After training for an hour or two the learning curve got too flat so I stopped the training process.
The second model
My first guess was that the model just was not capable enough so I took a look at VGG net, reduced the size of the conv filter to 3x3 and made the model deeper (4 convolutional layers with more filters, image size 64x64, an additional dense layer with 2048 units.
It felt like crypto mining on my laptop.
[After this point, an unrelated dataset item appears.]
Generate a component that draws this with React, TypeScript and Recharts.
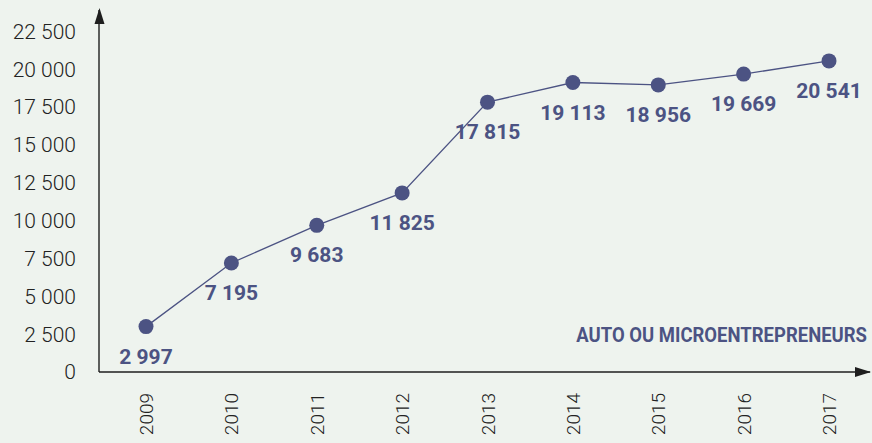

Every step of that network took more than 20 seconds but it was late so I decided to stop for the day, dim the brightness and let the network train…
72 hours later! :D
So I came back, refreshed the Tensorboard and realized, that the model was not at the accuracy at which the smaller model was after 1 hour of training.
I stopped the training… Although my hardware is really limited and I have to do something about this, my model has to be the primary problem. But how should I know what’s wrong if I can’t “see” into the model.
Adding more summaries to the Tensorboard
Adding summaries is not as easy as I thought because of some reasons:
- I am using tensorflow’s higher level
tf.layers
API so it is not straight forward to get the variables I am looking for - What variables should I plot? What is meaningful? Is it already a problem if the loss does not go down or should I plot the L2 norm of the weights?
- How to visualize the convolutional filters?
I imagined there to be some easy to use builtin methods or just something like “… tf.layers.conv2d(visualize=True…)” option but that is not the case.
My first conv layer ended up looking like this:
# Convolutional Layer #1
conv1 = tf.layers.conv2d(
inputs=input_layer,
filters=32,
kernel_size=[3, 3],
padding="valid",
activation=tf.nn.relu,
name='conv1'
)
with tf.variable_scope('conv1', reuse=tf.AUTO_REUSE) as scope_conv:
weights = tf.get_variable('kernel', dtype=tf.float16)
# scale weights to [0 255] and convert to uint8 (maybe change scaling?)
x_min = tf.reduce_min(weights)
x_max = tf.reduce_max(weights)
weights_0_to_1 = (weights - x_min) / (x_max - x_min)
weights_0_to_255_uint8 = tf.image.convert_image_dtype (weights_0_to_1, dtype=tf.uint8)
# to tf.image_summary format [batch_size, height, width, channels]
weights_transposed = tf.transpose (weights_0_to_255_uint8, [3, 0, 1, 2])
# this will display random 3 filters from the 64 in conv1
tf.summary.image('conv1/filters', weights_transposed, max_outputs=3)
The third model
I reduced the complexity of the model and introduced Adam in order to minimize the cross_entropy. Let’s see whether that helps. If not I have got some more summaries to look into…
The weight visualization looks suspicious to me. In the first run every filter is really colorful and after that everything is dead? This behaviour is not really probable.
The accuracy is 0.005 right now. I am going to wait whether something is going to happen here. Okay, I see that if every filter is black that the network cannot learn anything though. Maybe Adam has to be initialized in a special way…
But for right now I am switching to SGD with momentum with a large learning rate:
optimizer = tf.train.MomentumOptimizer(0.01, 0.9)
…
After 4 hours of training the accuracy was at 65% and the curve still pointed up slightly.
Data set augmentation
I wanted to try data set augmentation. What a coincidence that I started with randomly flipping images and realize that that’s a bad idea with traffic signs because if you mirror some of them along a vertical axis you also change the meaning. As it is visible in the following image: Traffic signs are not symmetric per se.